I tried several of those nursing shirts and even a couple of dresses, only b/c they were gifts. I did not care for them. The most comfortable was just a cotton stretchy top that could be easily lifted, nursing bra flap let down, latch baby on quickly enough so I'm not sitting exposed for too long, then I could sit back and relax, even in restaurants.

The culture most turned off by my nursing in public is by far the middle eastern culture. We were at one Persian restaurant and they would not even come near our table until I was done. They were clearly disapproving of my public nursing.

And the most comforting of all creatures to me while I was nursing, were the Zoo animals. I've had more zoo animals come and nuzzle me gently and just stand as close as possible to me and calm down while nursing at the zoo. It does make me wonder how strong those pheromones are.

7 moms found this helpful

I nursed my infant thru toddlerhood in public. I am always as discreet as possible, but wouldn't put modesty above feeding my child if it came to that. I've had ppl verbally attack me while nursing, physically flinch, ppl ask me to leave, etc. Whenever I see a nursing Mother, I will ALWAYS go up to her and say what a great job she's doing and would she want some support (as in me sitting between her and most of the wandering eyes).

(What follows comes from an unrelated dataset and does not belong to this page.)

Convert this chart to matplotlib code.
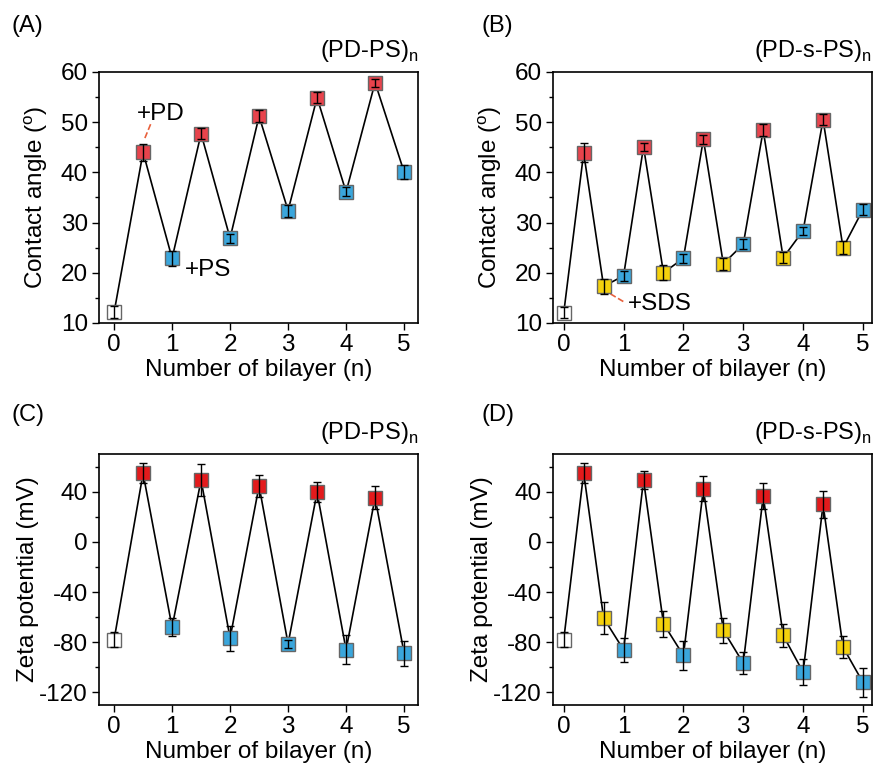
import matplotlib
matplotlib.use("Agg")
import matplotlib.pyplot as plt
from matplotlib.ticker import MultipleLocator

plt.rcParams['font.family'] = ['Liberation Sans', 'DejaVu Sans']
plt.rcParams['mathtext.fontset'] = 'custom'
plt.rcParams['mathtext.rm'] = 'Liberation Sans'
plt.rcParams['axes.unicode_minus'] = False

# colores de los marcadores
ROJO_AB = '#e8434c'
ROJO_CD = '#e31a1c'
AZUL = '#3aa6dc'
AMARILLO = '#f5d10c'
BLANCO = 'white'

# (A) angulo de contacto, (PD-PS)n
x_a = [0, 0.5, 1, 1.5, 2, 2.5, 3, 3.5, 4, 4.5, 5]
y_a = [12.1, 44.0, 22.9, 47.7, 26.9, 51.2, 32.4, 54.9, 36.1, 57.9, 40.1]
err_a = [1.2, 1.7, 1.5, 1.05, 0.9, 1.2, 1.2, 1.1, 0.9, 0.8, 1.4]
col_a = ['w', 'r', 'b', 'r', 'b', 'r', 'b', 'r', 'b', 'r', 'b']

# (B) angulo de contacto, (PD-s-PS)n
x_b = [0, 1/3, 2/3, 1, 4/3, 5/3, 2, 7/3, 8/3, 3, 10/3, 11/3, 4, 13/3, 14/3, 5]
y_b = [12.0, 43.9, 17.3, 19.4, 45.1, 20.0, 22.9, 46.6, 21.8, 25.7, 48.4, 23.0, 28.4, 50.5, 25.0, 32.6]
err_b = [1.1, 1.9, 1.5, 1.0, 0.8, 1.5, 0.9, 0.9, 1.2, 1.0, 1.25, 1.15, 0.8, 1.15, 1.3, 1.1]
col_b = ['w', 'r', 'y', 'b', 'r', 'y', 'b', 'r', 'y', 'b', 'r', 'y', 'b', 'r', 'y', 'b']

# (C) potencial zeta, (PD-PS)n
y_c = [-78, 54.6, -68, 49.3, -76.7, 44.6, -81.2, 39.5, -86, 35.3, -88.6]
err_c = [6, 8, 7, 13, 10, 9, 3, 8, 11.5, 9, 10]

# (D) potencial zeta, (PD-s-PS)n
y_d = [-78, 55.1, -60.7, -86, 49.3, -65.2, -90.5, 42.3, -70.6, -96.6, 36.5, -74.5, -103.8, 29.8, -83.9, -112]
err_d = [6, 8, 13, 9.5, 7.5, 10.5, 11.3, 10, 10, 8.6, 10.5, 9, 10.3, 10.5, 9, 11.8]

FS = 17.5


def dibujar_panel(ax, x, y, err, cols, rojo):
    colores = {'w': BLANCO, 'r': rojo, 'b': AZUL, 'y': AMARILLO}
    ax.plot(x, y, color='black', lw=1.2, zorder=1)
    for xi, yi, ci in zip(x, y, cols):
        ax.plot(xi, yi, marker='s', ms=10.5, mfc=colores[ci], mec='#666666',
                mew=1.0, ls='none', zorder=2)
    ax.errorbar(x, y, yerr=err, fmt='none', ecolor='black', elinewidth=1.0,
                capsize=3, capthick=1.0, zorder=3)
    ax.set_xticks(range(6))
    ax.set_xlabel('Number of bilayer (n)', fontsize=FS, labelpad=2)
    ax.tick_params(axis='both', which='major', direction='out', length=5,
                   width=1, labelsize=FS, pad=3)
    ax.tick_params(axis='y', which='minor', direction='out', length=3, width=1)
    for s in ax.spines.values():
        s.set_linewidth(1.2)


fig = plt.figure(figsize=(8.73, 7.65), dpi=100)

ax_a = fig.add_axes([0.1134, 0.5778, 0.3654, 0.3281])
ax_b = fig.add_axes([0.6334, 0.5778, 0.3654, 0.3281])
ax_c = fig.add_axes([0.1134, 0.0784, 0.3654, 0.3281])
ax_d = fig.add_axes([0.6334, 0.0784, 0.3654, 0.3281])

dibujar_panel(ax_a, x_a, y_a, err_a, col_a, ROJO_AB)
dibujar_panel(ax_b, x_b, y_b, err_b, col_b, ROJO_AB)
dibujar_panel(ax_c, x_a, y_c, err_c, col_a, ROJO_CD)
dibujar_panel(ax_d, x_b, y_d, err_d, col_b, ROJO_CD)

for ax in (ax_a, ax_b):
    ax.set_ylim(10, 60)
    ax.yaxis.set_major_locator(MultipleLocator(10))
    ax.yaxis.set_minor_locator(MultipleLocator(5))
    ax.set_ylabel('Contact angle ($^\\mathrm{o}$)', fontsize=FS, labelpad=8)

for ax in (ax_c, ax_d):
    ax.set_ylim(-130, 70)
    ax.yaxis.set_major_locator(MultipleLocator(40))
    ax.yaxis.set_minor_locator(MultipleLocator(20))
    ax.set_ylabel('Zeta potential (mV)', fontsize=FS, labelpad=0)

ax_a.set_xlim(-0.26, 5.24)
ax_c.set_xlim(-0.26, 5.24)
ax_b.set_xlim(-0.18, 5.15)
ax_d.set_xlim(-0.18, 5.15)

# titulos de cada panel
for ax, t in ((ax_a, '(PD-PS)$_\\mathrm{n}$'), (ax_b, '(PD-s-PS)$_\\mathrm{n}$'),
              (ax_c, '(PD-PS)$_\\mathrm{n}$'), (ax_d, '(PD-s-PS)$_\\mathrm{n}$')):
    ax.text(1.0, 1.03, t, transform=ax.transAxes, ha='right', va='bottom', fontsize=17)

# letras de los paneles
for (px, py), letra in (((0.013, 0.966), '(A)'), ((0.552, 0.966), '(B)'),
                        ((0.013, 0.457), '(C)'), ((0.552, 0.457), '(D)')):
    fig.text(px, py, letra, fontsize=17, ha='left', va='center')

# anotaciones
ax_a.text(0.81, 51.6, '+PD', fontsize=FS, ha='center', va='center')
ax_a.plot([0.63, 0.53], [49.6, 46.8], ls='--', color='#e8603c', lw=1.2, zorder=1)
ax_a.text(1.22, 20.6, '+PS', fontsize=FS, ha='left', va='center')
ax_b.text(1.07, 13.8, '+SDS', fontsize=FS, ha='left', va='center')
ax_b.plot([0.78, 1.02], [15.8, 14.1], ls='--', color='#e8603c', lw=1.2, zorder=1)

fig.savefig('out.png', dpi=100)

I've also participated in 3 Nurse-Ins... it is important to show the public that breasts are not men's playthings, but functional pieces of Motherhood and child-rearing. Americans easily forget this aspect of our mammary glands and are ok with thong bikinis, coochie showing skirts and cleavage busting out - but not allowing a Mother to peacefully breastfeed her child.

7 moms found this helpful

I would nurse in public at the beginning, i had a special crocheted blanket that i would interweave through my bra straps and id perch her on my arm. Nobody would ever see my nipple, and most of the time no one realized what i was doing. If there ever was a dressing room, or nursing room (rare) available id take it, but otherwise id do it discreetly. I didnt nurse in bathrooms, i dont want my daughter to eat around people doing that, with those smells and sounds, thats not what nursing is supposed to be like. At my own home i would expose my breasts when only women were around, im not shy about my boobs being out around people who have them also and are not attracted to breasts sexually(besides my husband, who of course saw me do this). If my husbands friends were over i would use a blanket to cover her.

the easiest times to breasfeed in the beginning was the beach and the pool, the bathing suit top and a towel make for a perfect system. I only got a rude look once, at an aquarium diner this mother looked at me in horror, and removed her children from my line of view, i looked at her right back in horror, she deserved it (i wasnt even showing anything)

furthermore id like to put a big "shame on you" to those women who jeer and complain at breastfeeding mothers. breastfeeding is a natural, god given right, and is the best thing for the baby. A new baby needs to eat on cue, that might mean in public, a new moms job is hard enough without people judging her for her, actually quite wonderful and difficult, decision.

I could never live with myself knowing that my bad behavior was contributing to depriving an infants very needed meal, or playing a part in a new moms decision to bottle feed.